Step Three: Audit Before Launch
Before you launch any campaign, run through this quick checklist:
- Read the copy out loud as if you’re a typical user on that platform
- Ask: Does this sound like something I’d naturally encounter scrolling here?
- If the answer is no, keep adapting the language pattern until it does
The Mistake That’s More Expensive Than Bad Copy
Here’s the really costly error most brands make: treating copywriters as “writers” instead of “translators.”
The typical process is one person writes ad copy, then that copy gets pushed out across all platforms with maybe a few minor tweaks. This is completely backwards.
Platform-native copywriting requires understanding that you’re not writing one message for multiple platforms. You’re translating one core insight into multiple platform languages.
Just like you wouldn’t (I hope) use Google Translate to localize your product for international markets, you can’t just copy-paste ad copy across social platforms and expect it to work.
You need copywriters who are genuinely fluent in each platform’s culture.
What This Means for What’s Coming Next
As AI-generated copy becomes more common, the brands that’ll win are those who understand that platform authenticity is the new creativity.
AI can write grammatically perfect copy. It can mimic tone reasonably well. But it really struggles with the subtle, cultural, contextual differences in how communities communicate on different platforms. It doesn’t inherently “get” what sounds natural on TikTok versus what sounds natural on Pinterest.
As platforms get better at identifying and potentially penalizing content that feels synthetic or mass-produced, the brands with deeply platform-native copy will maintain their performance while everyone else watches their numbers decline.
The critical skill moving forward isn’t just being a good copywriter. It’s being a platform-fluent copywriter.
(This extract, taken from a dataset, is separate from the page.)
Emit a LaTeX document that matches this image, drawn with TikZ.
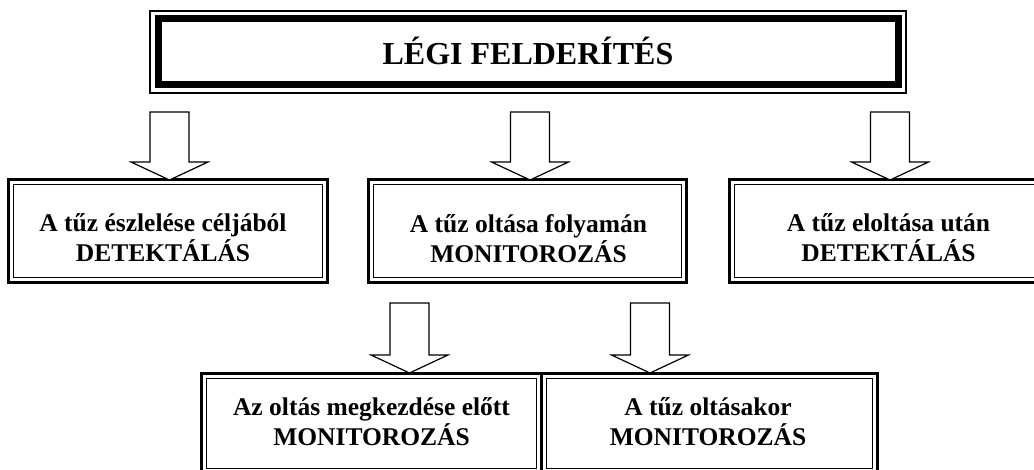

The Real Problem (And Solution)
Social media ad copywriting isn’t dying because people have shorter attention spans or because organic reach has tanked. It’s struggling because most of us are speaking the wrong language.
Every platform is essentially a different country with its own dialect, customs, unwritten rules, and communication patterns. Your ad copy needs to be fluent in each one, or it’ll always sound like a tourist reading from a phrasebook.
Stop writing “ad copy.” Start writing platform-native communication.
The brands that are profitably scaling right now aren’t necessarily the ones with the biggest budgets or the flashiest creative teams. They’re the ones that sound like they actually belong on the platform they’re advertising on.
Because here’s what I’ve learned after years and millions in ad spend: people don’t hate ads. They hate ads that feel like unwelcome interruptions to their platform experience.
Write like you belong there. Speak the native language. Then watch what happens to your performance metrics.
The difference isn’t subtle. It’s the difference between an ad that gets scrolled past in a fraction of a second and an ad that makes someone stop, engage, and actually consider what you’re offering.
And in a world where attention is the scarcest resource, that difference is everything.